St. Agnes’ Beacon was chosen as one of the principal western stations in the great Trigonometrical Survey of England. The position of the summit was then determined with extreme accuracy: Latitude 50° 18 27, Longitude 5° 11 55.7. In time 20 m. 47.7. Height above low water 621 feet. See the Philosophical Transactions for 1800, pp. 636 and 714.

[5] It appears, however, by Mr. Tonkin’s notes, that St. Agnes was deemed a distinct parish, and had a parochial chapel in it, so early as the year 1396. A licence to build a new chapel was dated Oct. 1, 1482. Lysons.

[6] This gentleman was the lessee of the great mine before described. Borlase says, “It is judged that the late Mr. Donnithorne, who had the whole adventure, and worked it at his own expense, in a few years last past got at least 40,000l. clear by this mine, and much more he might have raised yearly if he pleased.”

[7] For the latter name Hitchins substitutes Thomas Warren, Esq. and Mr. John Tregellas, of St. Agnes.


ST. ALLEN.

HALS.

St. Allen is situate in the hundred of Pow-dre-ham, id est, the hundred of the old ancient county or province town (viz. Lestwithell), for so it is called in the first Duke of Cornwall’s charter 1336—now contracted and corrupted to Powder Cantred.

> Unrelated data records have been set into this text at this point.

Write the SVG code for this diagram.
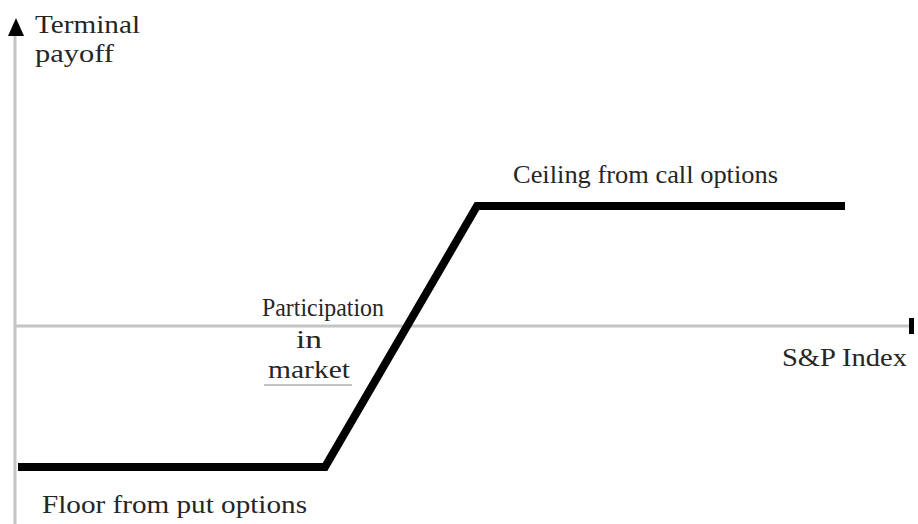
<svg xmlns="http://www.w3.org/2000/svg" width="918" height="524" viewBox="0 0 918 524">
<style>
.t{font-size:26px;fill:#262626}
.ax{stroke:#c4c4c4;stroke-width:3;fill:none}
.pay{stroke:#000;stroke-width:8;fill:none;stroke-linejoin:miter}
</style>
<rect width="918" height="524" fill="#fff"/>
<g id="axes">
<line class="ax" x1="15" y1="34" x2="15" y2="524"/>
<line class="ax" x1="15" y1="326" x2="909" y2="326"/>
<polygon points="16,18 8,36 24,36" fill="#000"/>
<rect x="909" y="318" width="5" height="16" fill="#000"/>
</g>
<g id="connectors">
<polyline class="pay" points="18,467 325,467 477,206 845,206"/>
<line x1="264" y1="385" x2="352" y2="385" stroke="#c4c4c4" stroke-width="2"/>
</g>
<g id="labels" font-family="Liberation Serif, Times New Roman, serif">
<text class="t" x="35" y="33" textLength="105" lengthAdjust="spacingAndGlyphs">Terminal</text>
<text class="t" x="35" y="62" textLength="79" lengthAdjust="spacingAndGlyphs">payoff</text>
<text class="t" x="513" y="183" textLength="265" lengthAdjust="spacingAndGlyphs">Ceiling from call options</text>
<text class="t" x="262" y="316" textLength="122" lengthAdjust="spacingAndGlyphs">Participation</text>
<text class="t" x="296" y="348" textLength="26" lengthAdjust="spacingAndGlyphs">in</text>
<text class="t" x="268" y="378" textLength="82" lengthAdjust="spacingAndGlyphs">market</text>
<text class="t" x="782" y="366" textLength="125" lengthAdjust="spacingAndGlyphs">S&amp;P Index</text>
<text class="t" x="42" y="513" textLength="265" lengthAdjust="spacingAndGlyphs">Floor from put options</text>
</g>
</svg>
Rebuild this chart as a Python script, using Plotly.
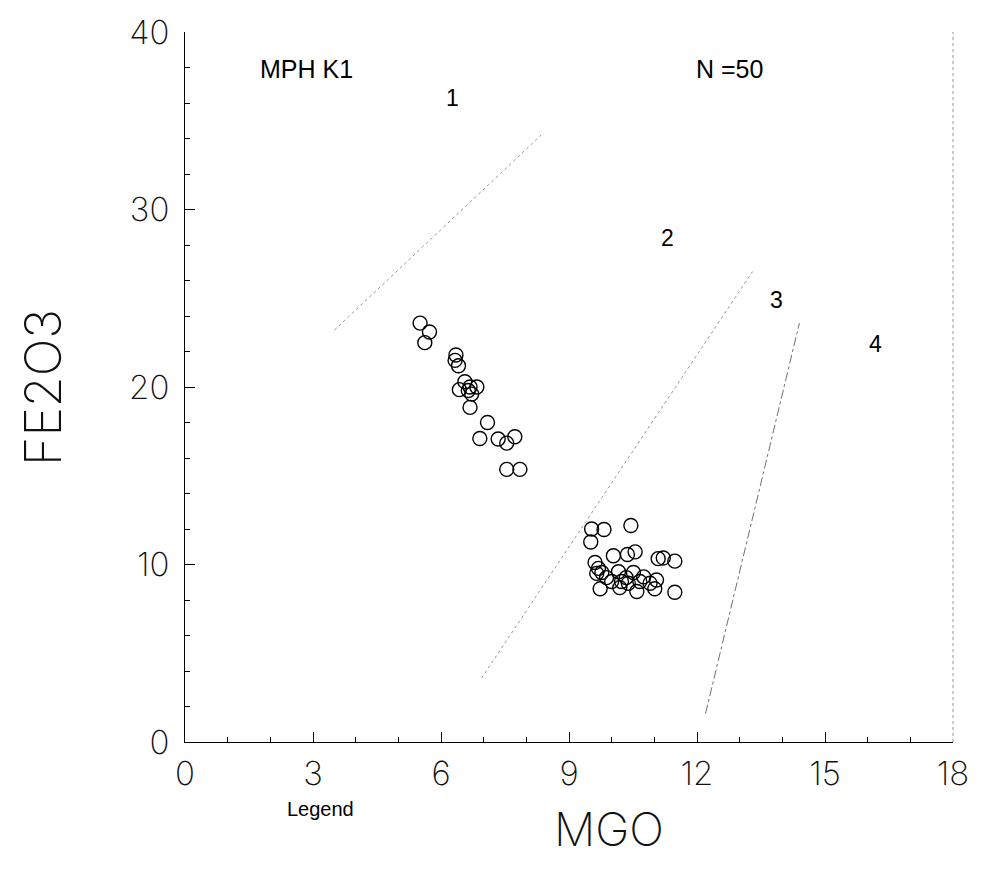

At the time of the Norman Conquest this district of St. Allen was taxed under the jurisdiction of Laner or Lanher, i. e. templer; so called, for that long before that time was extant upon that place a chapel or temple dedicated to God in the name of St. Martin of Tours, the memory of which is still preserved in the names of St. Martin’s fields and woods, heretofore perhaps the indowments of that chapel or temple; this Laner is still the voke lands or capital messuage of the Bishop of Exeter’s manor of Cargoll, whereunto it was annexed; in which place of Lanher (formerly a wood or forest of trees) the Bishops of Cornwall, and afterwards the Bishops of Exon, had one of their mansion or dwelling-houses for many ages,[8] till Bishop Voysey, tempore Henry VIII. leased those manors to Clement

Throckmorton, Esq. cup-bearer to Queen Katherine Parr, from whom it passed by sale to Williams, and so from Williams to Borlase, by whom this mansion or barton of Laner was left to run to utter ruin and dilapidation, having now nothing extant of houses but old walls, stones, and rubbish. Out of this manor of Lanher the Bishop of Exon endowed the church of St. Allen with the glebe lands thereof now in being, and the sheaf of two tenements, viz. Laner and Tretheris,[9] so that the said church is a vicarage endowed, and was valued by Oliver Sutton, Bishop of Lincoln, and John de Pontefexia, Bishop of Winchester, to the Pope’s taxation of benefices, in order to take his first-fruits, 20 Edward I. 1294, Ecclesiam de Sancto Alune, in Decanatu de Powdre;—vi s. & viii d. The patronage of this church is still in the Bishop of Exon for the time being, the incumbent Richards. The rectory or sheaf formerly in Cook, now Boscawen [Viscount Falmouth]; and the parish as aforesaid rated to 4s. per pound Land Tax, in 1696, 157l. 14s. 10d.